And you slowly untangle one little necklace strand and then the other side, and you take that whole necklace out and you’re like, wow, mission accomplished. I’ve got one necklace out of that mass. And then suddenly the other necklaces untangle so much easier because you’ve taken care of one thing. And that’s the analogy that I like to use for betrayal recovery, because it is a mass. It’s all this tangled up stuff. Forgiveness of somebody else, forgiveness of yourself, childhood wounds, parenting yourself, remothering refathering. It’s dealing with, like, the patriarchal wounds in society and judgment and religion and shame and self worth and sex and identity and your value as a wife and a mom and you can’t just do it all alone. You really need somebody there reflecting things back to you and validating that it is confusing and it is painful and encouraging you and giving you new tools and tricks and tips to try along the way. And I love doing that and I would love to work with you. I work one on one. Everything is confidential, everything is private.

We just talk, just you and I, and you can just vomit up all this stuff and together we’ll start untangling it. I love my favorite way to work is in a six month coaching package where we get together every month, but I also just work one on one whenever you need it. Betrayalrecoveryguide.com. You’ve got the link for your emergency appointment. You can reach out. And we’ll start walking through this together because it is convoluted and it is confusing.

So back to forgiveness, back to figuring some of this out. Back to the idea of what does this remind you of? Who has forgiven you well and who has never forgive you? Because infidelity and the feeling of being wronged by someone else and of wronging yourself. Harkens. Back to all of those moments in childhood, in middle school and high school where we messed up, in parenting, where we messed up and it’s so easy to fall down this rabbit hole of everything that I’ve ever done is stupid and bad and awful and unworthy when the truth of the matter is we all make mistakes. And unless and until you start forgiving yourself for those mistakes, every single time a new mistake happens or you perceive a new mistake is happening, it’s going to trigger all of the past times where you felt stupid, all of the past times where you made a mistake.

And betrayal uncovers the truth, and it might just uncover the truth of the fact that you don’t know how to forgive yourself and that’s okay. That’s okay. It might not have been modeled well in your life. That’s okay. You might not know how to do it, and that’s okay. Now is your chance to do it. I like to start with definition. Self forgiveness is really striking a balance between taking responsibility, taking responsibility for your mistakes, owning up, learning, taking responsibility, whatever that means, and maintaining a positive sense of self because you have to have that positive sense of self. You have to have that confidence in order to take responsibility for your mistakes. When you fall too deeply into shame, shame is the idea that I am bad. Who I am is bad. Who I am is worthless. When you fall too deep into that, then why would you take responsibility?

And why would you be accountable? Because you think you’re so worthless that you’re not even worth trying. So self forgiveness is striking that balance between, yeah, there are certain things I can control, there are certain things I can take responsibility for, I can be accountable for, I can make amends for. And at the same time, I’m worthy. And if somebody doesn’t want to connect. With me, I’m still worthy. And if somebody doesn’t want to forgive me, I’m still worthy. So that’s what self forgive is.

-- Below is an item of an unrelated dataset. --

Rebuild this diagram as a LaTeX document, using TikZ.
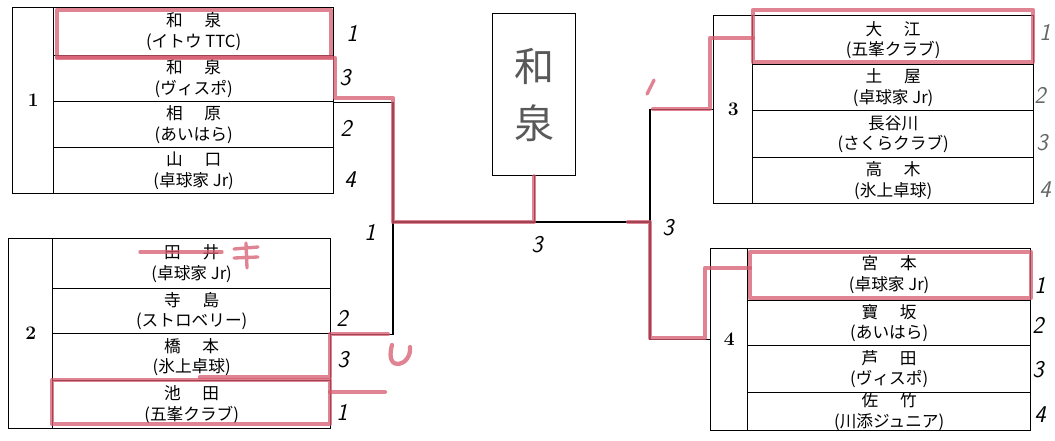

Now, when you are holding yourself hostage, you are turning all of those negative emotions inwards about all of the things that you should have done differently, that you should have known. The first step is really turning positive emotions into yourself to build yourself up so you can go about the business of forgive yourself. I was saying earlier that you need to identify what it is that you perceive as the problem. When you identify what it is you perceive as the problem, you’ll be able to say, you know what? That doesn’t even make sense.

Or yeah. Dang, I really need to look at that. Once you identify it, that’s when you really have to start building yourself up. Okay, I’ve identified it. Now I have to give myself the courage and the confidence and the strength to do something about it. When we move too fast and when we go right into, I can make amends, can do this. Before we have paused and sat with ourselves and built ourselves up, it makes it easy to stop, it makes it easy to burn out, and it makes it easy to fall down the rabbit hole of shame and self flagellation. So after you’ve identified, you know what? A lot of this was not my fault. But here’s the two or three things that I can be accountable for. Here’s the two or three things that I can make amends for. Here are the two or three things that I can do differently in the future. Then pause and start giving yourself some unconditional positive regard. Wow. I was just able to clearly identify. I was able to clearly let some things go. I was able to feel my emotions fully. I was able to cry. I was able to rage. I was able to feel confusion. I was able to admit that I don’t know how to do this, and I was able to get some help. It’s the turning those positive emotions in towards yourself, affirming what you’ve done so you can build yourself up, so you can continue on this process of self forgiveness.

It’s renewing yourself so you can do the work once you’ve done all that. One of my favorite things to do is use the language around EFT, which is emotional Freedom technique, and the languaging around that is, even though I fill in the blank, I still unconditionally love and forgive myself. And even if you actually don’t feel it right away, as you continue to do it, you will continue to feel it. So start making some lists, filling in that blank. I told you there was going to be a lot of journaling. A lot of these questions are great to journal. Even though I even though I what? Walked away from my power? Even though I abandoned myself, even though I ignored things that were staring me in the face. Even though I was so busy and distracted, I didn’t know what was going on. Even though kind of knew I was being gaslit, but I didn’t know what to do, so I just hung out and did nothing. Whatever it is, even though I fill up a sheet of paper with that, even though I and then after every single sentence repeat, I still unconditionally love, accept, and forgive myself. So this is how that looks.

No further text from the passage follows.